Lease renewals are more common than you might think– in fact, they tend to happen 70 percent of the time. While tenants may be excited that they have avoided the cost and trouble of relocating, landlords are often just as pleased… and likely expecting the renewal to take place. Given this imbalanced dynamic and the fact that renewals are actually more complicated than one might think, you and your company should formulate a real strategy when renewal time approaches.
Create a financial model
Build a financial analysis that takes into account all the costs and risk involved in leaving your current space for another. Look at the current rent trends in your area, and also consider any credit risk, lost income, or tenant improvements that may be necessary at a new space. Use this analysis throughout your search and review process and also, potentially, in negotiations with the landlord as leverage.
Run a thorough search for new spaces
Don’t just pay lip service to the idea that you are looking at other spaces in the hopes of getting your landlord’s back up. You will need to run a thorough and credible search of market options. The market is, at least in the immediate future, still tenant-friendly and your current landlord should never feel as if he has an offer on the table you cannot find elsewhere.

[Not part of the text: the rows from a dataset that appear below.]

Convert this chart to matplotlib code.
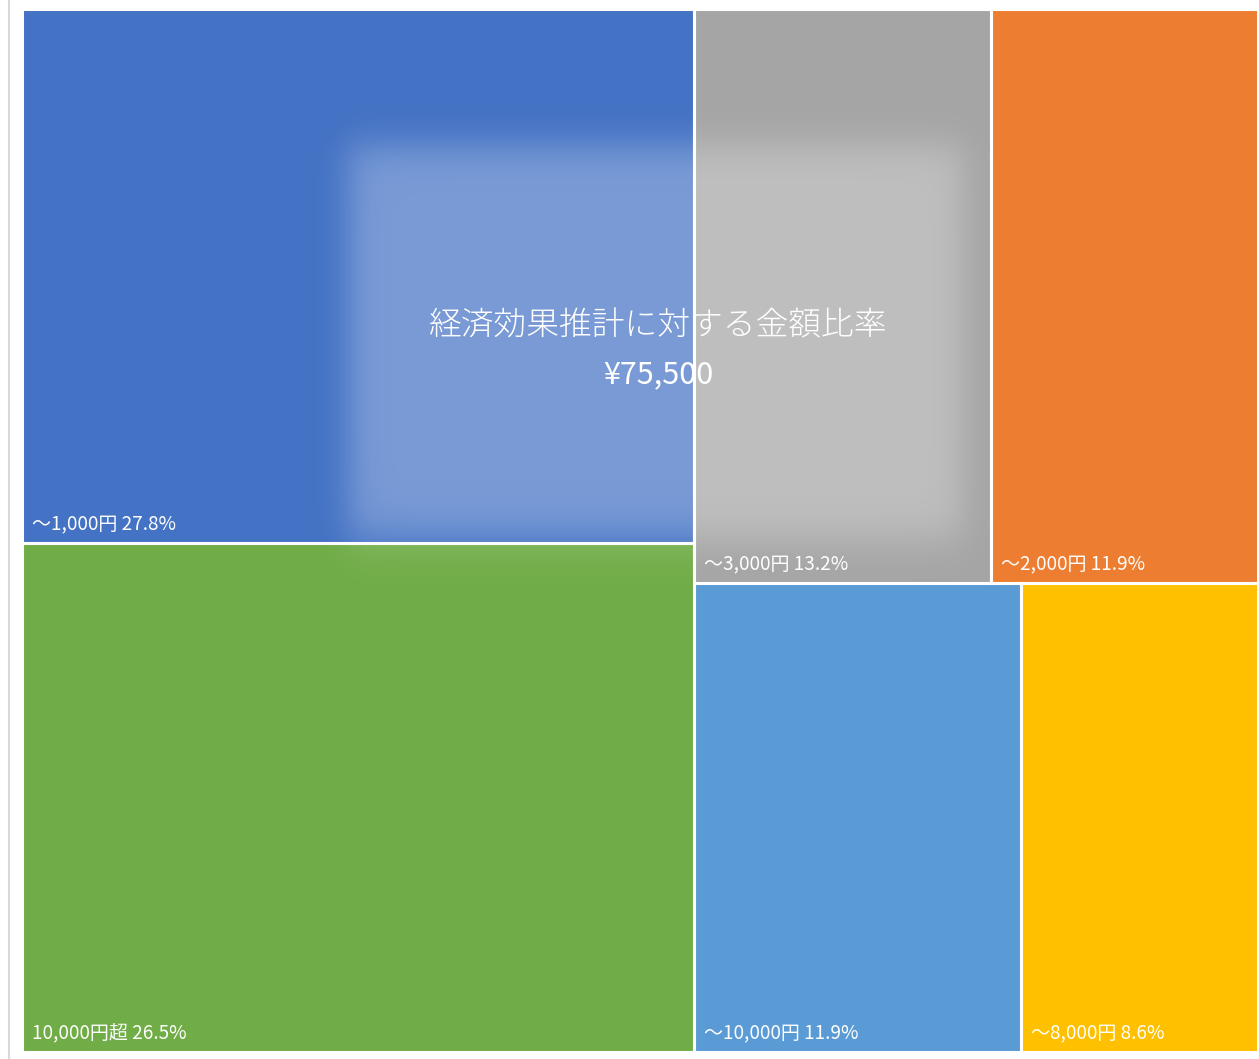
import matplotlib.pyplot as plt
import numpy as np
from matplotlib.lines import Line2D
from matplotlib.patches import Rectangle

plt.rcParams["font.family"] = ["Noto Sans CJK JP", "DejaVu Sans"]

# data
categories = ["～1,000円", "10,000円超", "～3,000円", "～2,000円", "～10,000円", "～8,000円"]
ratios = [27.8, 26.5, 13.2, 11.9, 11.9, 8.6]
colors = ["#4472C4", "#70AD47", "#A5A5A5", "#ED7D31", "#5B9BD5", "#FFC000"]
title_text = "経済効果推計に対する金額比率"
total_text = "¥75,500"

W, H = 1259, 1059
X0, Y0, X1, Y1 = 22, 9, 1258, 1052


def treemap_rects(vals, x0, y0, x1, y1):
    """left column: tiles 0,1 stacked; right block: rows (2,3) and (4,5)"""
    v = np.array(vals, dtype=float)
    tot = v.sum()
    w, h = x1 - x0, y1 - y0
    rects = [None] * len(v)
    left_w = w * (v[0] + v[1]) / tot
    ycur = y0
    for i in (0, 1):
        hh = h * v[i] / (v[0] + v[1])
        rects[i] = (x0, ycur, left_w, hh)
        ycur += hh
    right_tot = v[2:].sum()
    ycur = y0
    for row in ((2, 3), (4, 5)):
        row_sum = v[list(row)].sum()
        hh = h * row_sum / right_tot
        xcur = x0 + left_w
        for i in row:
            ww = (w - left_w) * v[i] / row_sum
            rects[i] = (xcur, ycur, ww, hh)
            xcur += ww
        ycur += hh
    return rects


fig = plt.figure(figsize=(W / 100, H / 100), dpi=100)
ax = fig.add_axes([0, 0, 1, 1])
ax.set_xlim(0, W)
ax.set_ylim(H, 0)
ax.axis("off")

# left axis line
ax.add_line(Line2D([9, 9], [0, H], color="#d9d9d9", lw=1.5))

rects = treemap_rects(ratios, X0, Y0, X1, Y1)
for (x, y, w, h), c in zip(rects, colors):
    ax.add_patch(Rectangle((x, y), w, h, facecolor=c, edgecolor="none", zorder=1))

# soft glow box behind the title
xx, yy = np.meshgrid(np.arange(W), np.arange(H))
sig = lambda t, s: 1 / (1 + np.exp(-t / s))
mask = sig(xx - 348, 10) * sig(962 - xx, 10) * sig(yy - 145, 11) * sig(538 - yy, 13)
glow = np.zeros((H, W, 4))
glow[..., :3] = 1.0
glow[..., 3] = 0.29 * mask
ax.imshow(glow, extent=(0, W, H, 0), zorder=2, interpolation="bilinear")

# white gaps between tiles
for (x, y, w, h) in rects:
    ax.add_patch(Rectangle((x, y), w, h, facecolor="none", edgecolor="white", lw=2.2, zorder=3))

for (x, y, w, h), cat, r in zip(rects, categories, ratios):
    ax.text(x + 10, y + h - 18, f"{cat} {r:.1f}%", color="white", fontsize=13.7,
            ha="left", va="center", zorder=4)

ax.text(658, 326, title_text, color="white", fontsize=23.6, fontweight="light",
        ha="center", va="center", zorder=4)
ax.text(658, 375, total_text, color="white", fontsize=22, ha="center", va="center", zorder=4)

fig.savefig("out.png", dpi=100)
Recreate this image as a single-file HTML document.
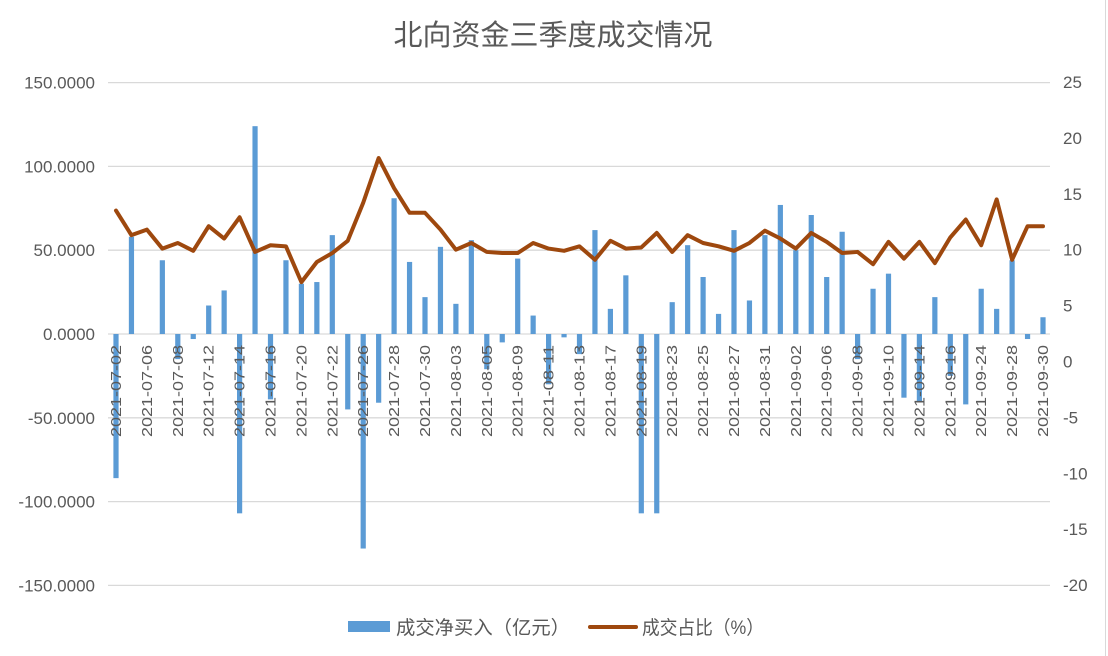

Bring a broker on to your team
The reason that many landlords feel they have an advantage in renewals is not just because they believe in tenant stagnation, but because they believe that they know the marketplace better than a tenant. Running your search for other spaces can help ameliorate this, but bringing a tenant broker on to your team can cause an even bigger impact. With a real estate professional on your side, a landlord will understand that you are making informed decisions and take you more seriously in negotiations.
Understand the key factors in a renewal
There are four key factors which can make or break your renewal strategy. These include:
- Know your landlord’s goals and limits – Look carefully into your current building’s situation, including the number of spaces filled and any building debts.
- Know your lease provisions – Learn the provisions of your current lease back and forth before beginning renewal talks and review them all with your team. Look for which can be used in your favor and which you will need to guard against.
- Start early – Don’t leave a renewal negotiation until too late. You need to time it so that you have the option of developing a renewal outside of the renewal rights of the original lease.
- Know what you want out of it – Have a very clear idea of the rent target range you want to hit before entering into negotiations. This level of certainty will let your landlord know that you’re serious, and potentially increase his respect for you.